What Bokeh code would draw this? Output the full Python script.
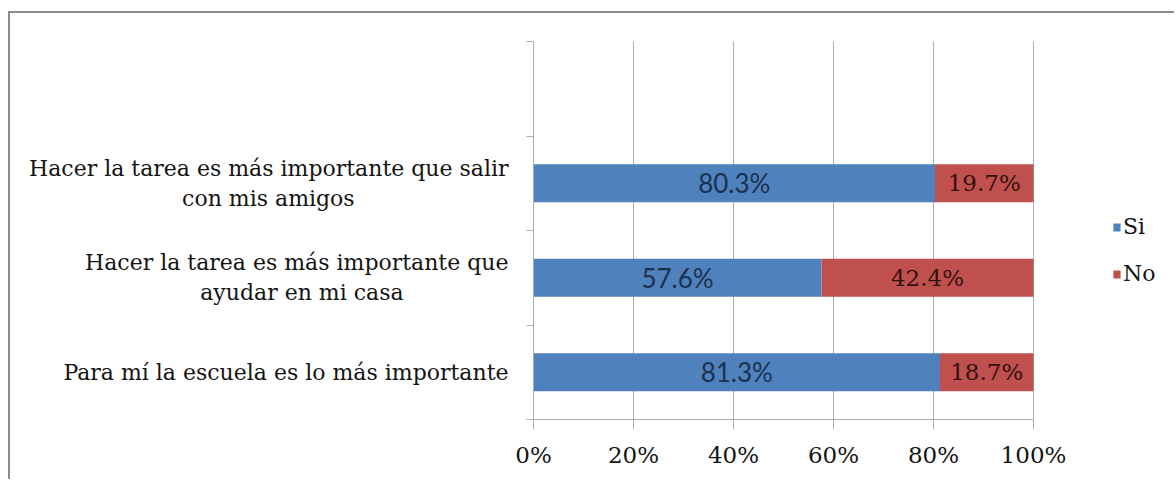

---

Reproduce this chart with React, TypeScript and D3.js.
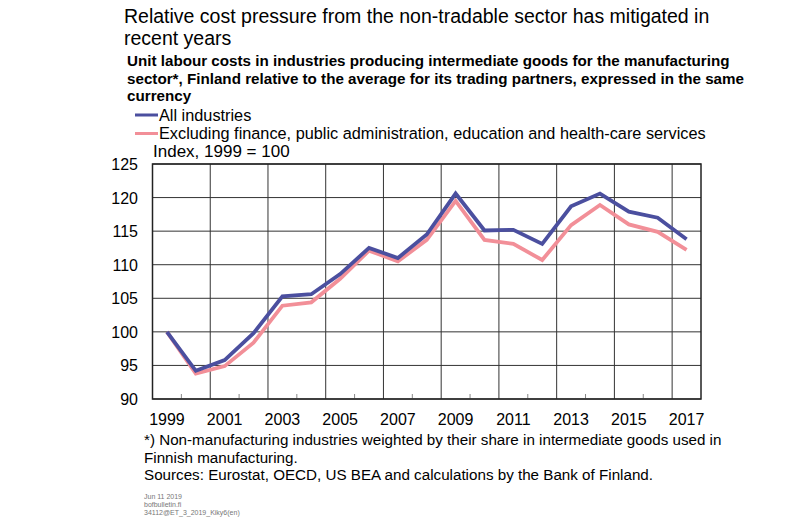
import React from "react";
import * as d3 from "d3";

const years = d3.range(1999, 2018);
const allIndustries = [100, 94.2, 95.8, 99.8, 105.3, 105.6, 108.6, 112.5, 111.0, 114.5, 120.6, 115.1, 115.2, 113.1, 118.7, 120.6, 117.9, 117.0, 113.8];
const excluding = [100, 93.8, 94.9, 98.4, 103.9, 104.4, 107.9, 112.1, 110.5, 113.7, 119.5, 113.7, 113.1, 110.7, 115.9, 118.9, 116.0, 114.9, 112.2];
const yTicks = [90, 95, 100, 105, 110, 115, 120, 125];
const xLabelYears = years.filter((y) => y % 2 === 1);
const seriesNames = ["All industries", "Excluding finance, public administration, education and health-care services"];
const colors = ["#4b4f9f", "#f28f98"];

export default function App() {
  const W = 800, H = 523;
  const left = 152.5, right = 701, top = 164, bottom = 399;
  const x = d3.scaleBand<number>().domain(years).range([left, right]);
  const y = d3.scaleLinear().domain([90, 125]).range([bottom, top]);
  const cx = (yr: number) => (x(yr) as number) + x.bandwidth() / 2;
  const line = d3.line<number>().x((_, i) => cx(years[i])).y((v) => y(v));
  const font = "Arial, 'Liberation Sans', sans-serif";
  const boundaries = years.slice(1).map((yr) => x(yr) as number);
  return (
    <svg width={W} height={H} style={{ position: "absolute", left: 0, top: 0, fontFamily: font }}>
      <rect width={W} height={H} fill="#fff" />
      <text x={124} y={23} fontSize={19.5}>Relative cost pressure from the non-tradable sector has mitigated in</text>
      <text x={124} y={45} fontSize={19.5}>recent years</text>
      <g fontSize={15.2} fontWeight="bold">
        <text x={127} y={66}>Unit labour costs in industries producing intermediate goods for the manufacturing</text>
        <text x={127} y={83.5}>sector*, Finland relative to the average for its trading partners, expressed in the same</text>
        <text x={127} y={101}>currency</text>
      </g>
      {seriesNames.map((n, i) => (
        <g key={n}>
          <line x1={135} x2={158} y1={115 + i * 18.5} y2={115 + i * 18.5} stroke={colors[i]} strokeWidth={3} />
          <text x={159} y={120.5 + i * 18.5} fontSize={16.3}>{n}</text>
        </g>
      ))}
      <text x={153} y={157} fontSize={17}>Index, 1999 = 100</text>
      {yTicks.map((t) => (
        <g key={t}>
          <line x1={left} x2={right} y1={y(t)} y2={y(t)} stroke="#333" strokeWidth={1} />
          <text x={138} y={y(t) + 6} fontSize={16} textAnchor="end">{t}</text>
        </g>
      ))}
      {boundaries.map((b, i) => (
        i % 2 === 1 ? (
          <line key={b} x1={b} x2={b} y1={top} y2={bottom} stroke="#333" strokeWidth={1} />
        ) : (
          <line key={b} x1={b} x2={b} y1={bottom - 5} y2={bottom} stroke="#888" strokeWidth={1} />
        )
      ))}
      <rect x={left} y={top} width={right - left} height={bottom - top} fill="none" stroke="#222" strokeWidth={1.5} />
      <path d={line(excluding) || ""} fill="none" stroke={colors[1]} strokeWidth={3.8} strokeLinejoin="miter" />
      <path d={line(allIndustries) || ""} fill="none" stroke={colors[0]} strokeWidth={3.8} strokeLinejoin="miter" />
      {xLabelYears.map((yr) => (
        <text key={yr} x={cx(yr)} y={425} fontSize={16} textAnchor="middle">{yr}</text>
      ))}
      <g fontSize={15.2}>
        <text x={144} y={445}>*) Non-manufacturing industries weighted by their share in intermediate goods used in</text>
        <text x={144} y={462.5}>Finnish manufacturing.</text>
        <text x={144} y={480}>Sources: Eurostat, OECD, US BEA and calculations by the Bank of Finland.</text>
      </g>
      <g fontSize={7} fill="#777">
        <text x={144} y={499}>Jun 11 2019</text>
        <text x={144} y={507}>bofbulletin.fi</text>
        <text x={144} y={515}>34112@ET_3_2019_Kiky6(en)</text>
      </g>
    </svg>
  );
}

**What the exercise asks**: Out of the records above, set down only the lines from the one that contains "Reproduce this chart" through the one that contains "import * as", unchanged and without the pictures.

**Correct result**:
Reproduce this chart with React, TypeScript and D3.js.
import React from "react";
import * as d3 from "d3";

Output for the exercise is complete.